Thursday, January 8, 2015

Producer produced tasting notes

Fred Minnick (@FredMinnick) asked a question on Twitter last night:
How do you feel about bourbon brands "telling" you what you should taste? For or against? Who cares? Shove it up your ascot?
My immediate thought was, "That don't confront me." Brands tell me all sorts of things about their bourbons, and some of it is true. I assume producer-provided tasting notes are about as helpful as anyone else's notes to me -- viz, not much, since I have a crude palate with about five spokes on its flavor wheel.
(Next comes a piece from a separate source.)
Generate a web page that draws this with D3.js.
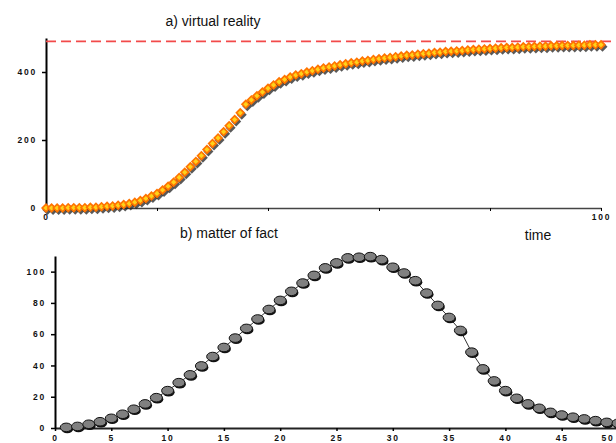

As liquor advertising goes, telling you what you should taste is pretty harmless. And it is worth keeping in mind, I think, that telling you what you should taste is advertising, even if it's someone's true opinion of what the whiskey tastes like. (A special case is Four Roses, whose notes to distinguish its ten distillates can be helpful in reminding you which one the OESO is again ("Fruity (Red Berries), Medium Body").)

I have a couple of contrarian data points, of microdistillers who aren't at all interested in anything like tasting notes. At a tasting last year, I asked the folks from Reservoir how they would describe their bourbon. I was getting berries, followed by cloves, and I was curious whether they'd say something similar. What they said, after a laugh, was something similar to, "You mean like, 'I taste a hint of moonlit papaya and crushed saddle leather'? We just say it tastes good."